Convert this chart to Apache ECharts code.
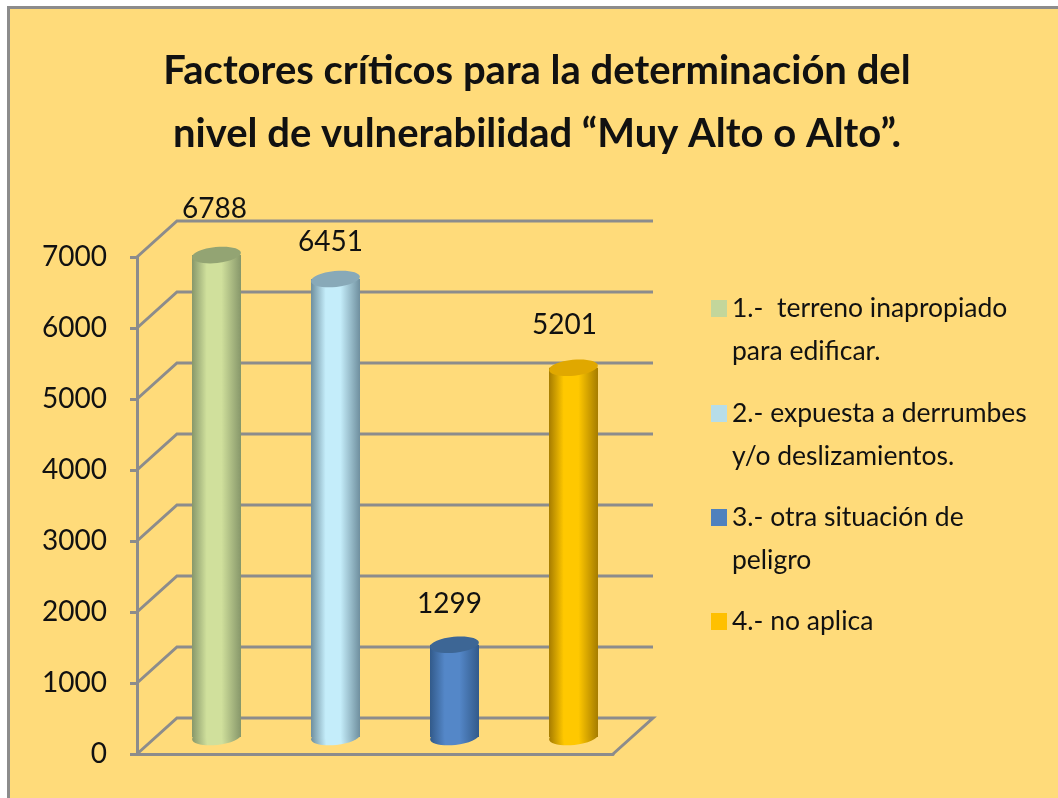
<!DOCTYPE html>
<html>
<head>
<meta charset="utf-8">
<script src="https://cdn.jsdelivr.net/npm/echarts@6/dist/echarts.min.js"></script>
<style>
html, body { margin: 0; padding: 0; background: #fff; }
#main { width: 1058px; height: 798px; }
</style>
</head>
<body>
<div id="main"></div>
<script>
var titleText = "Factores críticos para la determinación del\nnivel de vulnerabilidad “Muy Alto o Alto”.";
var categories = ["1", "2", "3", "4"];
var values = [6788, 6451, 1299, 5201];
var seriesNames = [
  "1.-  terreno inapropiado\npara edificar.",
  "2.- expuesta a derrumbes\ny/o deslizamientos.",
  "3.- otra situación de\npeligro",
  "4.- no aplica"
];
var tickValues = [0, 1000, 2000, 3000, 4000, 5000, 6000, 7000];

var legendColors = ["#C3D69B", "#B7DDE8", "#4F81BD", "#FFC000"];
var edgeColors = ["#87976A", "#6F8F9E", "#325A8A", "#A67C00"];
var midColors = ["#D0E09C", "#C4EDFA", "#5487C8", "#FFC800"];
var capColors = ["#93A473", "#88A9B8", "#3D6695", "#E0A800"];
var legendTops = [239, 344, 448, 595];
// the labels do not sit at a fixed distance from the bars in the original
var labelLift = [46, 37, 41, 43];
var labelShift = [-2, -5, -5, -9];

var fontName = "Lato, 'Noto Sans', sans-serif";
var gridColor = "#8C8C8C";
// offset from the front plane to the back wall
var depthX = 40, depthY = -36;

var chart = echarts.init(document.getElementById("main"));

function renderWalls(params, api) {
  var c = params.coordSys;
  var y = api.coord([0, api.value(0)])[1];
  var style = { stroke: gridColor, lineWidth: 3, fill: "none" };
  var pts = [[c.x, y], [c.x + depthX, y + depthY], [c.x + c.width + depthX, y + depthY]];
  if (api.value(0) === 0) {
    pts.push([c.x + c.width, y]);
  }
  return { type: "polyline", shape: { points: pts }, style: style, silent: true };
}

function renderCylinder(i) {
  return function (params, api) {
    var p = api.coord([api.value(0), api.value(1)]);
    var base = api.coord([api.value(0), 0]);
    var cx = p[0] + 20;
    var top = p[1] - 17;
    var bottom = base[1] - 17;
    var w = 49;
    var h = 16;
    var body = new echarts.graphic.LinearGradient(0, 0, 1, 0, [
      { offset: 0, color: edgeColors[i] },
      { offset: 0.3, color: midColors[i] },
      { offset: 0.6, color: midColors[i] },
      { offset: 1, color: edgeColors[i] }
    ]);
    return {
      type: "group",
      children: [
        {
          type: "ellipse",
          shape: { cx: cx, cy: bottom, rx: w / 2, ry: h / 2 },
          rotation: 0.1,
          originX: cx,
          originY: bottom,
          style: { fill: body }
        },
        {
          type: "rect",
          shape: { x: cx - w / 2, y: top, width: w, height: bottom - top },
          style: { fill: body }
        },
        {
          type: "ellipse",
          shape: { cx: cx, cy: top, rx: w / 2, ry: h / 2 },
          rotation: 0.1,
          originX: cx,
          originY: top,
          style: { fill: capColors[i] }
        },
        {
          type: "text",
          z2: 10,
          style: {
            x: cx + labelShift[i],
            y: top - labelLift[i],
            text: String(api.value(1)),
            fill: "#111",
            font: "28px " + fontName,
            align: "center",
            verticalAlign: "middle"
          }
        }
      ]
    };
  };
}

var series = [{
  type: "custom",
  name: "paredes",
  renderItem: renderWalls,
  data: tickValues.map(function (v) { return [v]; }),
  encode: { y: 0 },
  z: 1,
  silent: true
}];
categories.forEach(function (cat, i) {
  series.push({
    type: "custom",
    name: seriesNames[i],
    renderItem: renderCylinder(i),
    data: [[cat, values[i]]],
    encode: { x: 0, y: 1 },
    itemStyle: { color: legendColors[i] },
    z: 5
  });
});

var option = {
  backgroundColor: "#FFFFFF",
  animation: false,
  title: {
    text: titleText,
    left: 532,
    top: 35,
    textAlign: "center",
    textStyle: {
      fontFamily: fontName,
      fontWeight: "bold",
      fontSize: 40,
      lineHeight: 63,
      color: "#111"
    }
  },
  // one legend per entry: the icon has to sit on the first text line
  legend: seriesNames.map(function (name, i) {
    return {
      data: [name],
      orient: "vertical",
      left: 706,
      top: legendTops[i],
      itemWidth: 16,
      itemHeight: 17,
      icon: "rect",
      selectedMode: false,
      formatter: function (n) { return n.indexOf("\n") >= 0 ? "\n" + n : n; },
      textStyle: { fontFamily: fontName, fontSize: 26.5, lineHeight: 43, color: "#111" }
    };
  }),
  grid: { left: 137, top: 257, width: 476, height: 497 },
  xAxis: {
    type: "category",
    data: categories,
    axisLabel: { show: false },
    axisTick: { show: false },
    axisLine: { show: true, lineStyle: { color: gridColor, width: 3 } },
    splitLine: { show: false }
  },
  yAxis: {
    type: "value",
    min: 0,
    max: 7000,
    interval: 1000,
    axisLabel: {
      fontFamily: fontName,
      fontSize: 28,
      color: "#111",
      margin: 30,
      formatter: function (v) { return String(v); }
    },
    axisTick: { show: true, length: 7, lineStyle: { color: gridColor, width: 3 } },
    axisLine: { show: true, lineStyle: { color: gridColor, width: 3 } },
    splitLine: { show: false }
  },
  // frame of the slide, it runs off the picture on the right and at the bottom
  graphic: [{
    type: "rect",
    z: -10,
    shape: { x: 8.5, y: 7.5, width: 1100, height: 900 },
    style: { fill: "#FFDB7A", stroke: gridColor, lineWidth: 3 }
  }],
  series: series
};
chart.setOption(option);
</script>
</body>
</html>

REQUIRED TASK: In this exercise, set down all of the data exactly, without the pictures.

WRITTEN RESPONSE:
Convert this chart to Apache ECharts code.
<!DOCTYPE html>
<html>
<head>
<meta charset="utf-8">
<script src="https://cdn.jsdelivr.net/npm/echarts@6/dist/echarts.min.js"></script>
<style>
html, body { margin: 0; padding: 0; background: #fff; }
#main { width: 1058px; height: 798px; }
</style>
</head>
<body>
<div id="main"></div>
<script>
var titleText = "Factores críticos para la determinación del\nnivel de vulnerabilidad “Muy Alto o Alto”.";
var categories = ["1", "2", "3", "4"];
var values = [6788, 6451, 1299, 5201];
var seriesNames = [
  "1.-  terreno inapropiado\npara edificar.",
  "2.- expuesta a derrumbes\ny/o deslizamientos.",
  "3.- otra situación de\npeligro",
  "4.- no aplica"
];
var tickValues = [0, 1000, 2000, 3000, 4000, 5000, 6000, 7000];

var legendColors = ["#C3D69B", "#B7DDE8", "#4F81BD", "#FFC000"];
var edgeColors = ["#87976A", "#6F8F9E", "#325A8A", "#A67C00"];
var midColors = ["#D0E09C", "#C4EDFA", "#5487C8", "#FFC800"];
var capColors = ["#93A473", "#88A9B8", "#3D6695", "#E0A800"];
var legendTops = [239, 344, 448, 595];
// the labels do not sit at a fixed distance from the bars in the original
var labelLift = [46, 37, 41, 43];
var labelShift = [-2, -5, -5, -9];

var fontName = "Lato, 'Noto Sans', sans-serif";
var gridColor = "#8C8C8C";
// offset from the front plane to the back wall
var depthX = 40, depthY = -36;

var chart = echarts.init(document.getElementById("main"));

function renderWalls(params, api) {
  var c = params.coordSys;
  var y = api.coord([0, api.value(0)])[1];
  var style = { stroke: gridColor, lineWidth: 3, fill: "none" };
  var pts = [[c.x, y], [c.x + depthX, y + depthY], [c.x + c.width + depthX, y + depthY]];
  if (api.value(0) === 0) {
    pts.push([c.x + c.width, y]);
  }
  return { type: "polyline", shape: { points: pts }, style: style, silent: true };
}

function renderCylinder(i) {
  return function (params, api) {
    var p = api.coord([api.value(0), api.value(1)]);
    var base = api.coord([api.value(0), 0]);
    var cx = p[0] + 20;
    var top = p[1] - 17;
    var bottom = base[1] - 17;
    var w = 49;
    var h = 16;
    var body = new echarts.graphic.LinearGradient(0, 0, 1, 0, [
      { offset: 0, color: edgeColors[i] },
      { offset: 0.3, color: midColors[i] },
      { offset: 0.6, color: midColors[i] },
      { offset: 1, color: edgeColors[i] }
    ]);
    return {
      type: "group",
      children: [
        {
          type: "ellipse",
          shape: { cx: cx, cy: bottom, rx: w / 2, ry: h / 2 },
          rotation: 0.1,
          originX: cx,
          originY: bottom,
          style: { fill: body }
        },
        {
          type: "rect",
          shape: { x: cx - w / 2, y: top, width: w, height: bottom - top },
          style: { fill: body }
        },
        {
          type: "ellipse",
          shape: { cx: cx, cy: top, rx: w / 2, ry: h / 2 },
          rotation: 0.1,
          originX: cx,
          originY: top,
          style: { fill: capColors[i] }
        },
        {
          type: "text",
          z2: 10,
          style: {
            x: cx + labelShift[i],
            y: top - labelLift[i],
            text: String(api.value(1)),
            fill: "#111",
            font: "28px " + fontName,
            align: "center",
            verticalAlign: "middle"
          }
        }
      ]
    };
  };
}

var series = [{
  type: "custom",
  name: "paredes",
  renderItem: renderWalls,
  data: tickValues.map(function (v) { return [v]; }),
  encode: { y: 0 },
  z: 1,
  silent: true
}];
categories.forEach(function (cat, i) {
  series.push({
    type: "custom",
    name: seriesNames[i],
    renderItem: renderCylinder(i),
    data: [[cat, values[i]]],
    encode: { x: 0, y: 1 },
    itemStyle: { color: legendColors[i] },
    z: 5
  });
});

var option = {
  backgroundColor: "#FFFFFF",
  animation: false,
  title: {
    text: titleText,
    left: 532,
    top: 35,
    textAlign: "center",
    textStyle: {
      fontFamily: fontName,
      fontWeight: "bold",
      fontSize: 40,
      lineHeight: 63,
      color: "#111"
    }
  },
  // one legend per entry: the icon has to sit on the first text line
  legend: seriesNames.map(function (name, i) {
    return {
      data: [name],
      orient: "vertical",
      left: 706,
      top: legendTops[i],
      itemWidth: 16,
      itemHeight: 17,
      icon: "rect",
      selectedMode: false,
      formatter: function (n) { return n.indexOf("\n") >= 0 ? "\n" + n : n; },
      textStyle: { fontFamily: fontName, fontSize: 26.5, lineHeight: 43, color: "#111" }
    };
  }),
  grid: { left: 137, top: 257, width: 476, height: 497 },
  xAxis: {
    type: "category",
    data: categories,
    axisLabel: { show: false },
    axisTick: { show: false },
    axisLine: { show: true, lineStyle: { color: gridColor, width: 3 } },
    splitLine: { show: false }
  },
  yAxis: {
    type: "value",
    min: 0,
    max: 7000,
    interval: 1000,
    axisLabel: {
      fontFamily: fontName,
      fontSize: 28,
      color: "#111",
      margin: 30,
      formatter: function (v) { return String(v); }
    },
    axisTick: { show: true, length: 7, lineStyle: { color: gridColor, width: 3 } },
    axisLine: { show: true, lineStyle: { color: gridColor, width: 3 } },
    splitLine: { show: false }
  },
  // frame of the slide, it runs off the picture on the right and at the bottom
  graphic: [{
    type: "rect",
    z: -10,
    shape: { x: 8.5, y: 7.5, width: 1100, height: 900 },
    style: { fill: "#FFDB7A", stroke: gridColor, lineWidth: 3 }
  }],
  series: series
};
chart.setOption(option);
</script>
</body>
</html>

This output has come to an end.